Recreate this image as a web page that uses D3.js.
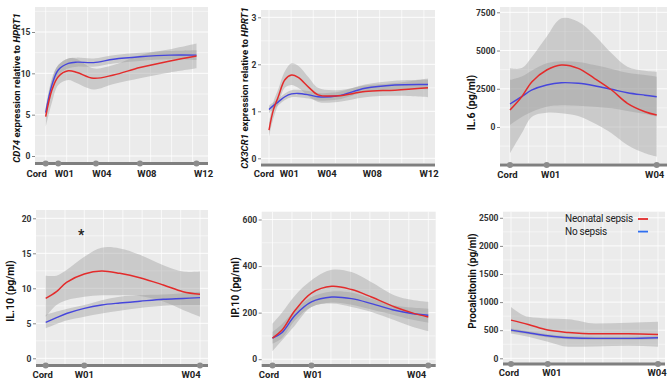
<!DOCTYPE html>
<html>
<head>
<meta charset="utf-8">
<script src="https://cdn.jsdelivr.net/npm/d3@7"></script>
<style>
  body { margin: 0; background: #fff; }
  svg { display: block; }
  text { font-family: Roboto, "Liberation Sans", sans-serif; }
</style>
</head>
<body>
<div id="chart"></div>
<script>
// ---- data ----
const longLabels = ["Cord", "W01", "W04", "W08", "W12"];
const longWeeks = [0, 1, 4, 7.5, 12];
const shortLabels = ["Cord", "W01", "W04"];
const shortWeeks = [0, 1, 4];

// CD74
const cd74Weeks = [0, 0.5, 1, 1.8, 2.5, 3.8, 5.4, 7.5, 9.9, 12];
const cd74Sepsis = [4.75, 8.0, 9.6, 10.3, 10.1, 9.4, 9.8, 10.7, 11.5, 12.1];
const cd74SepsisLo = [3.5, 6.5, 8.6, 9.2, 8.8, 8.05, 8.7, 9.4, 10.1, 10.6];
const cd74SepsisHi = [5.8, 9.4, 11.0, 11.8, 11.7, 10.6, 11.0, 12.2, 12.9, 13.6];
const cd74No = [5.25, 8.6, 10.4, 11.2, 11.35, 11.3, 11.7, 12.0, 12.2, 12.2];
const cd74NoLo = [4.8, 8.0, 9.8, 10.6, 10.8, 10.8, 11.2, 11.5, 11.7, 11.6];
const cd74NoHi = [5.7, 9.2, 11.0, 11.8, 11.9, 11.8, 12.2, 12.5, 12.7, 12.8];

// CX3CR1
const cx3Weeks = [0, 0.33, 0.7, 1.2, 1.7, 2.2, 3.0, 3.7, 5.2, 7.25, 9.5, 12];
const cx3Sepsis = [0.60, 1.03, 1.31, 1.67, 1.77, 1.72, 1.51, 1.35, 1.33, 1.42, 1.45, 1.50];
const cx3SepsisLo = [0.46, 0.85, 1.15, 1.50, 1.56, 1.50, 1.32, 1.20, 1.20, 1.30, 1.33, 1.30];
const cx3SepsisHi = [0.75, 1.20, 1.47, 1.85, 2.02, 1.97, 1.72, 1.50, 1.45, 1.55, 1.60, 1.70];
const cx3No = [1.04, 1.12, 1.20, 1.31, 1.37, 1.38, 1.35, 1.31, 1.33, 1.49, 1.56, 1.57];
const cx3NoLo = [0.96, 1.05, 1.13, 1.24, 1.30, 1.30, 1.27, 1.23, 1.25, 1.41, 1.47, 1.47];
const cx3NoHi = [1.12, 1.19, 1.27, 1.38, 1.45, 1.46, 1.43, 1.39, 1.41, 1.57, 1.65, 1.67];

// IL.6
const il6Weeks = [0, 0.32, 0.6, 1, 1.4, 1.86, 2.3, 2.77, 3.2, 3.68, 4];
const il6Sepsis = [1112, 1982, 2962, 3727, 4054, 3836, 3185, 2420, 1550, 1000, 785];
const il6SepsisLo = [-1720, -412, 675, 935, 896, 719, 240, -412, -1177, -1720, -1942];
const il6SepsisHi = [3838, 3850, 4597, 5906, 7108, 6886, 6016, 4819, 3943, 3682, 3616];
const il6No = [1504, 1982, 2420, 2746, 2897, 2858, 2700, 2465, 2243, 2080, 1982];
const il6NoLo = [131, 650, 1000, 1330, 1420, 1396, 1330, 1220, 1050, 850, 675];
const il6NoHi = [3074, 3300, 3700, 4166, 4300, 4250, 4050, 3800, 3550, 3400, 3290];

// IL.10
const il10Weeks = [0, 0.28, 0.54, 1, 1.45, 1.92, 2.44, 3.05, 3.56, 4];
const il10Sepsis = [8.57, 9.52, 10.86, 12.05, 12.48, 12.14, 11.52, 10.48, 9.52, 9.14];
const il10SepsisLo = [5.9, 7.6, 8.3, 8.8, 9.0, 9.0, 8.9, 8.1, 6.9, 5.95];
const il10SepsisHi = [11.8, 11.8, 12.6, 14.5, 15.8, 15.7, 14.8, 13.3, 12.4, 12.4];
const il10No = [5.14, 5.8, 6.4, 7.14, 7.62, 7.9, 8.15, 8.43, 8.55, 8.67];
const il10NoLo = [4.29, 4.9, 5.4, 5.95, 6.4, 6.8, 7.2, 7.5, 7.6, 7.6];
const il10NoHi = [6.2, 6.67, 7.05, 7.6, 8.3, 8.8, 9.0, 9.1, 9.3, 9.5];

// IP.10
const ip10Weeks = [0, 0.24, 0.58, 1, 1.52, 2.03, 2.54, 3.14, 3.57, 4];
const ip10Sepsis = [91, 124, 210, 284, 313, 299, 267, 224, 200, 181];
const ip10SepsisLo = [34, 80, 146, 224, 239, 224, 203, 167, 140, 120];
const ip10SepsisHi = [153, 200, 274, 339, 384, 374, 331, 274, 255, 246];
const ip10No = [91, 114, 189, 246, 267, 260, 239, 210, 196, 189];
const ip10NoLo = [67, 90, 167, 224, 243, 234, 213, 189, 170, 157];
const ip10NoHi = [117, 150, 210, 267, 291, 286, 260, 231, 222, 217];

// Procalcitonin
const pctWeeks = [0, 0.47, 1, 1.56, 2.29, 3.19, 4];
const pctSepsis = [679, 602, 502, 460, 437, 437, 425];
const pctSepsisLo = [443, 384, 295, 207, 210, 224, 207];
const pctSepsisHi = [915, 738, 708, 696, 620, 631, 649];
const pctNo = [502, 454, 401, 366, 354, 354, 366];
const pctNoLo = [474, 426, 372, 337, 325, 325, 337];
const pctNoHi = [530, 482, 430, 395, 383, 383, 395];

const legendLabels = ["Neonatal sepsis", "No sepsis"];

// ---- colours ----
const red = "#e32b2b", blue = "#4646dc", legendBlue = "#2f6ff0";

const W = 669, H = 383;
const svg = d3.select("#chart").append("svg")
  .attr("width", W).attr("height", H);

function series(weeks, mid, lo, hi) {
  return weeks.map((w, i) => ({ w: w, v: mid[i], lo: lo[i], hi: hi[i] }));
}

const panels = [
  { box: [35, 7, 208, 163], xr: [45.7, 196.5], xMax: 12, yr: [156, 32], yMax: 15,
    yTicks: [0, 5, 10, 15], bar: 163.5, base: 176.5, dots: true,
    labels: longLabels, ticks: longWeeks, dx: [-9, 6, 6, 7, 7], gridStep: 1.67,
    title: [["CD74", true], [" expression relative to ", false], ["HPRT1", true]],
    tx: 16, ty: 88, tsize: 9.6,
    weeks: cd74Weeks, s: [cd74Sepsis, cd74SepsisLo, cd74SepsisHi], n: [cd74No, cd74NoLo, cd74NoHi] },
  { box: [261, 10, 435, 163], xr: [269, 428], xMax: 12, yr: [158.3, 17.3], yMax: 3,
    yTicks: [0, 1, 2, 3], bar: 165, base: 177, dots: false,
    labels: longLabels, ticks: longWeeks, dx: [-5, 7, 5, 4, 1], gridStep: 1.67,
    title: [["CX3CR1", true], [" expression relative  to ", false], ["HPRT1", true]],
    tx: 243.5, ty: 88, tsize: 9.6,
    weeks: cx3Weeks, s: [cx3Sepsis, cx3SepsisLo, cx3SepsisHi], n: [cx3No, cx3NoLo, cx3NoHi] },
  { box: [500, 7, 667, 163], xr: [510, 656.7], xMax: 4, yr: [127, 12.3], yMax: 7500,
    yTicks: [0, 2500, 5000, 7500], bar: 165, base: 177.5, dots: true,
    labels: shortLabels, ticks: shortWeeks, dx: [-2.5, 4, -2], gridStep: 0.5,
    title: [["IL.6 (pg/ml)", false]], tx: 471, ty: 102.5, tsize: 10.5,
    weeks: il6Weeks, s: [il6Sepsis, il6SepsisLo, il6SepsisHi], n: [il6No, il6NoLo, il6NoHi] },
  { box: [36, 210, 208, 365], xr: [45.7, 200], xMax: 4, yr: [358.3, 218.3], yMax: 20,
    yTicks: [0, 5, 10, 15, 20], bar: 365.5, base: 377.5, dots: true,
    labels: shortLabels, ticks: shortWeeks, dx: [-3, 0, -9], gridStep: 0.5,
    title: [["IL.10 (pg/ml)", false]], tx: 10, ty: 291, tsize: 10.5,
    weeks: il10Weeks, s: [il10Sepsis, il10SepsisLo, il10SepsisHi], n: [il10No, il10NoLo, il10NoHi] },
  { box: [261.7, 211.7, 435.7, 365], xr: [272.5, 428.3], xMax: 4, yr: [359.2, 219.5], yMax: 600,
    yTicks: [0, 200, 400, 600], bar: 365.5, base: 377.5, dots: true,
    labels: shortLabels, ticks: shortWeeks, dx: [-3.5, 1.5, -11.6], gridStep: 0.5,
    title: [["IP.10 (pg/ml)", false]], tx: 235, ty: 287.5, tsize: 10.5,
    weeks: ip10Weeks, s: [ip10Sepsis, ip10SepsisLo, ip10SepsisHi], n: [ip10No, ip10NoLo, ip10NoHi] },
  { box: [503, 211.7, 665, 363], xr: [511, 658], xMax: 4, yr: [358.3, 217.8], yMax: 2500,
    yTicks: [0, 500, 1000, 1500, 2000, 2500], bar: 364, base: 375.5, dots: true,
    labels: shortLabels, ticks: shortWeeks, dx: [-2, 4, -1], gridStep: 0.5, monotone: true,
    title: [["Procalcitonin  (pg/ml)", false]], tx: 471.7, ty: 281, tsize: 10,
    weeks: pctWeeks, s: [pctSepsis, pctSepsisLo, pctSepsisHi], n: [pctNo, pctNoLo, pctNoHi] }
];

panels.forEach(function(p) {
  var g = svg.append("g");
  var x = d3.scaleLinear().domain([0, p.xMax]).range(p.xr);
  var y = d3.scaleLinear().domain([0, p.yMax]).range(p.yr);
  var bx0 = p.box[0], by0 = p.box[1], bx1 = p.box[2], by1 = p.box[3];

  // panel background
  g.append("rect")
    .attr("x", bx0).attr("y", by0)
    .attr("width", bx1 - bx0).attr("height", by1 - by0)
    .attr("fill", "#ebebeb");

  // grid: minor + major horizontal, vertical at regular steps
  var step = p.yTicks[1] - p.yTicks[0];
  var hLines = d3.range(y.invert(by1) - step, y.invert(by0) + step, step / 2)
    .map(v => Math.round(v / (step / 2)) * step / 2);
  hLines.forEach(function(v) {
    var yy = y(v);
    if (yy < by0 || yy > by1) return;
    var major = Math.abs(v / step - Math.round(v / step)) < 1e-6;
    g.append("line")
      .attr("x1", bx0).attr("x2", bx1).attr("y1", yy).attr("y2", yy)
      .attr("stroke", "#fff").attr("stroke-width", major ? 0.9 : 0.5);
  });
  var xMin = x.invert(bx0), xMaxB = x.invert(bx1);
  for (var w = Math.ceil(xMin / p.gridStep) * p.gridStep; w <= xMaxB; w += p.gridStep) {
    g.append("line")
      .attr("x1", x(w)).attr("x2", x(w)).attr("y1", by0).attr("y2", by1)
      .attr("stroke", "#fff").attr("stroke-width", 0.7);
  }

  var curve = p.monotone ? d3.curveMonotoneX : d3.curveCatmullRom.alpha(0.5);
  var sData = series(p.weeks, p.s[0], p.s[1], p.s[2]);
  var nData = series(p.weeks, p.n[0], p.n[1], p.n[2]);

  var clipId = "clip" + Math.round(bx0) + "_" + Math.round(by0);
  svg.append("clipPath").attr("id", clipId)
    .append("rect").attr("x", bx0).attr("y", by0)
    .attr("width", bx1 - bx0).attr("height", by1 - by0);

  var area = d3.area()
    .x(d => x(d.w)).y0(d => y(d.lo)).y1(d => y(d.hi)).curve(curve);
  var line = d3.line().x(d => x(d.w)).y(d => y(d.v)).curve(curve);

  var plot = g.append("g").attr("clip-path", "url(#" + clipId + ")");
  [sData, nData].forEach(function(d) {
    plot.append("path").datum(d)
      .attr("d", area)
      .attr("fill", "#999999").attr("fill-opacity", 0.4);
  });
  plot.append("path").datum(nData)
    .attr("d", line).attr("fill", "none")
    .attr("stroke", blue).attr("stroke-width", 1.4);
  plot.append("path").datum(sData)
    .attr("d", line).attr("fill", "none")
    .attr("stroke", red).attr("stroke-width", 1.5);

  // y axis
  var yAxis = g.append("g")
    .attr("transform", "translate(" + bx0 + ",0)")
    .call(d3.axisLeft(y).tickValues(p.yTicks).tickFormat(d3.format("d"))
      .tickSize(3).tickPadding(1.5));
  yAxis.select(".domain").remove();
  yAxis.selectAll(".tick line").attr("stroke", "#555").attr("stroke-width", 0.7);
  yAxis.selectAll(".tick text")
    .attr("fill", "#333").attr("font-size", 8.5).attr("font-weight", "bold");
  yAxis.attr("font-family", null);

  // bottom bar with time points
  g.append("line")
    .attr("x1", bx0).attr("x2", bx1).attr("y1", p.bar).attr("y2", p.bar)
    .attr("stroke", "#7f7f7f").attr("stroke-width", 3);
  if (p.dots) {
    g.selectAll("circle.tp").data(p.ticks).enter().append("circle")
      .attr("cx", d => x(d)).attr("cy", p.bar).attr("r", 3)
      .attr("fill", "#8c8c8c");
  }
  g.selectAll("text.xl").data(p.labels).enter().append("text")
    .attr("x", (d, i) => x(p.ticks[i]) + p.dx[i])
    .attr("y", p.base)
    .attr("text-anchor", "middle")
    .attr("font-size", 9.5).attr("font-weight", "bold").attr("fill", "#222")
    .text(d => d);

  // y title
  var t = g.append("text")
    .attr("transform", "translate(" + p.tx + "," + p.ty + ") rotate(-90)")
    .attr("text-anchor", "middle").attr("dominant-baseline", "central")
    .attr("font-size", p.tsize).attr("font-weight", "bold").attr("fill", "#111");
  p.title.forEach(function(part) {
    t.append("tspan").attr("font-style", part[1] ? "italic" : "normal").text(part[0]);
  });
});

// significance mark on IL.10
svg.append("text")
  .attr("x", d3.scaleLinear().domain([0, 4]).range([45.7, 200])(0.92))
  .attr("y", 240).attr("text-anchor", "middle")
  .attr("font-size", 14).attr("font-weight", "bold").attr("fill", "#222")
  .text("*");

// legend in procalcitonin panel
var leg = svg.append("g");
leg.selectAll("text").data(legendLabels).enter().append("text")
  .attr("x", 565).attr("y", (d, i) => 222 + i * 12.6)
  .attr("font-size", 10).attr("letter-spacing", -0.25).attr("fill", "#222")
  .text(d => d);
leg.selectAll("line").data([red, legendBlue]).enter().append("line")
  .attr("x1", 638).attr("x2", 648)
  .attr("y1", (d, i) => 219 + i * 12.6).attr("y2", (d, i) => 219 + i * 12.6)
  .attr("stroke", d => d).attr("stroke-width", 1.8);
</script>
</body>
</html>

Instructions to follow: Begin at the top of the material above and output each line exactly, stopping after the line that holds "const shortWeeks = [0, 1, 4];". Leave out pictures.

Right answer:
Recreate this image as a web page that uses D3.js.
<!DOCTYPE html>
<html>
<head>
<meta charset="utf-8">
<script src="https://cdn.jsdelivr.net/npm/d3@7"></script>
<style>
  body { margin: 0; background: #fff; }
  svg { display: block; }
  text { font-family: Roboto, "Liberation Sans", sans-serif; }
</style>
</head>
<body>
<div id="chart"></div>
<script>
// ---- data ----
const longLabels = ["Cord", "W01", "W04", "W08", "W12"];
const longWeeks = [0, 1, 4, 7.5, 12];
const shortLabels = ["Cord", "W01", "W04"];
const shortWeeks = [0, 1, 4];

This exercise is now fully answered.